Norwegian Cruise Line Holdings shares fell in premarket trading in New York after the cruise ship operator lowered its full-year 2026 outlook, as disruptions in the Middle East, higher diesel costs, and softer travel demand in Europe weighed on first-quarter bookings.

"The Company is experiencing headwinds related to disruptions in the Middle East, including higher fuel expense and signs of softer demand as consumers reevaluate travel plans, particularly to Europe," Norwegian Cruise wrote in apress release.

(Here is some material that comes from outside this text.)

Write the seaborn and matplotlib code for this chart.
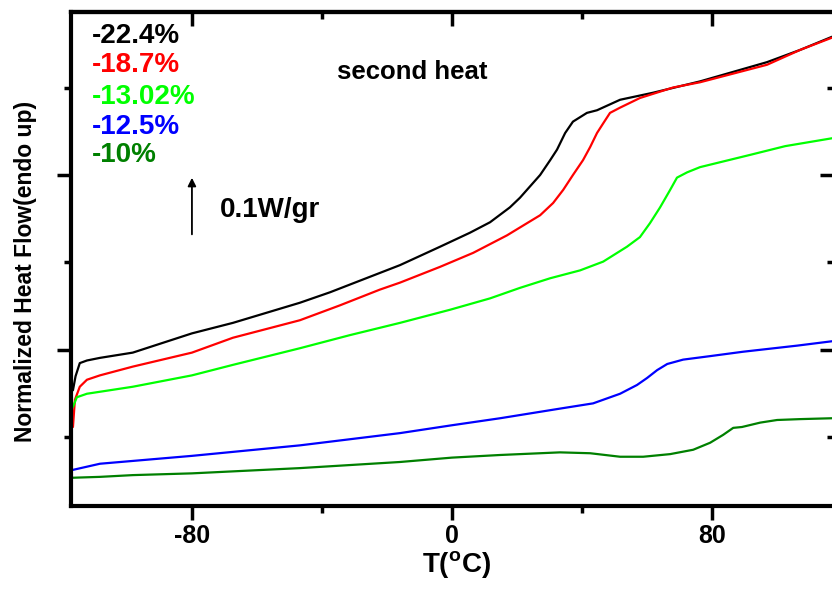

It continued, "As previously noted, the Company entered 2026 behind its targeted booking curve, and these headwinds have hindered the Company's ability to accelerate bookings and close that gap," adding, "These external pressures come as the Company continues to enhance its revenue management system and improve execution, resulting in additional pressure on the business and a reduction in its full-year guidance."

Norwegian Cruise now expects adjusted EPS of $1.45 to $1.79, down from its prior forecast of $2.38 and well below the Bloomberg Consensus estimate. The downgraded outlook reflects, as management noted above, higher fuel prices, weaker European travel demand, and softer-than-expected bookings across all three of its brands.

Here's a snapshot of the full-year outlook (courtesy of Bloomberg):

Sees adjusted EPS $1.45 to $1.79, saw about $2.38, estimate $2.13

Sees adjusted Ebitda $2.48 billion to $2.64 billion, saw $2.95 billion, estimate $2.79 billion

Sees depreciation and amortization $1.09 billion, saw $1.09 billion, estimate $1.08 billion

Sees Constant currency net yields about -3% to -5%

Norwegian Cruise's second-quarter forecast also missed the Bloomberg Consensus, reinforcing all the concerns management noted above.